Gronbacher, a 1990 Franciscan grad student, in a radio interview asked: ‘What if you’re a gay student at Franciscan University? How are you going to feel if you’re sitting in that class and they’re putting you in the same category as murderers?’

In their press release The Franciscan Gay Alumni and Allies group said they worry having this kind of viewpoint taught in a college course would mean Franciscan graduates are less prepared when they head out in their careers.

‘Further concern must be raised that such classifications feed cultural biases and promote hatred for lesbian and gay individuals and runs counter to official Roman Catholic teaching on this matter,’ said the release.

National Public Radio (NPR) in the US reports this is not only just raising an issue with the alumni, but it also has the potential to cost the school its accreditation, in particular from the group which registers its social work program.
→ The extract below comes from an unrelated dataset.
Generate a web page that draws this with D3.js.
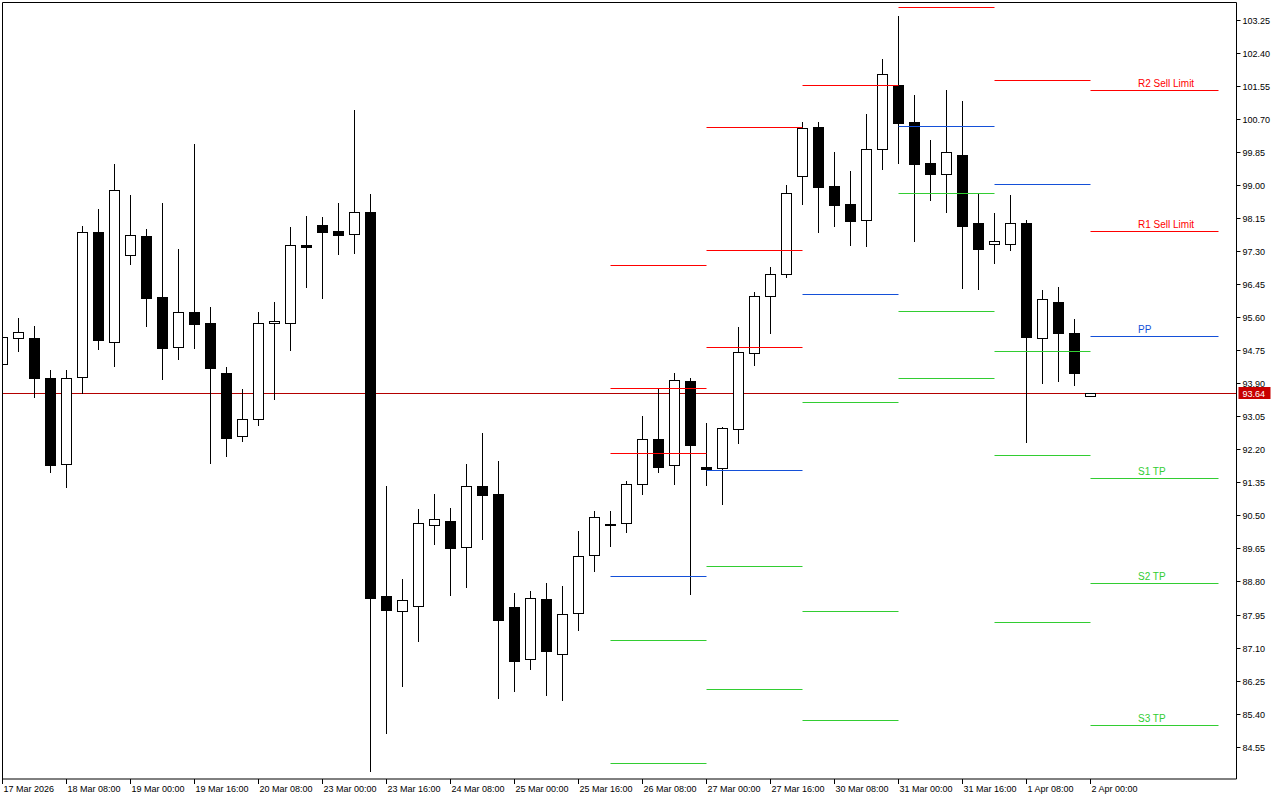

Stephen Holloway, director of the office of accreditation at the Council on Social Work Education, states there is a diversity requirement that includes sexual orientation in his organization’s accrediting standards.

He said: ‘The fact that homosexuality was identified in the course description as a deviant behaviour raises a flag.

‘Understanding diversity and difference and their dynamics in society is critical for social workers to be effective in working with diverse populations.’

This is not the first time that Franciscan has made headlines for controversies on its campus.

It sued the Obama administration over contraception coverage and dropped its student health insurance instead of complying with a new federal mandate to provide contraception coverage as it went against Catholic teachings.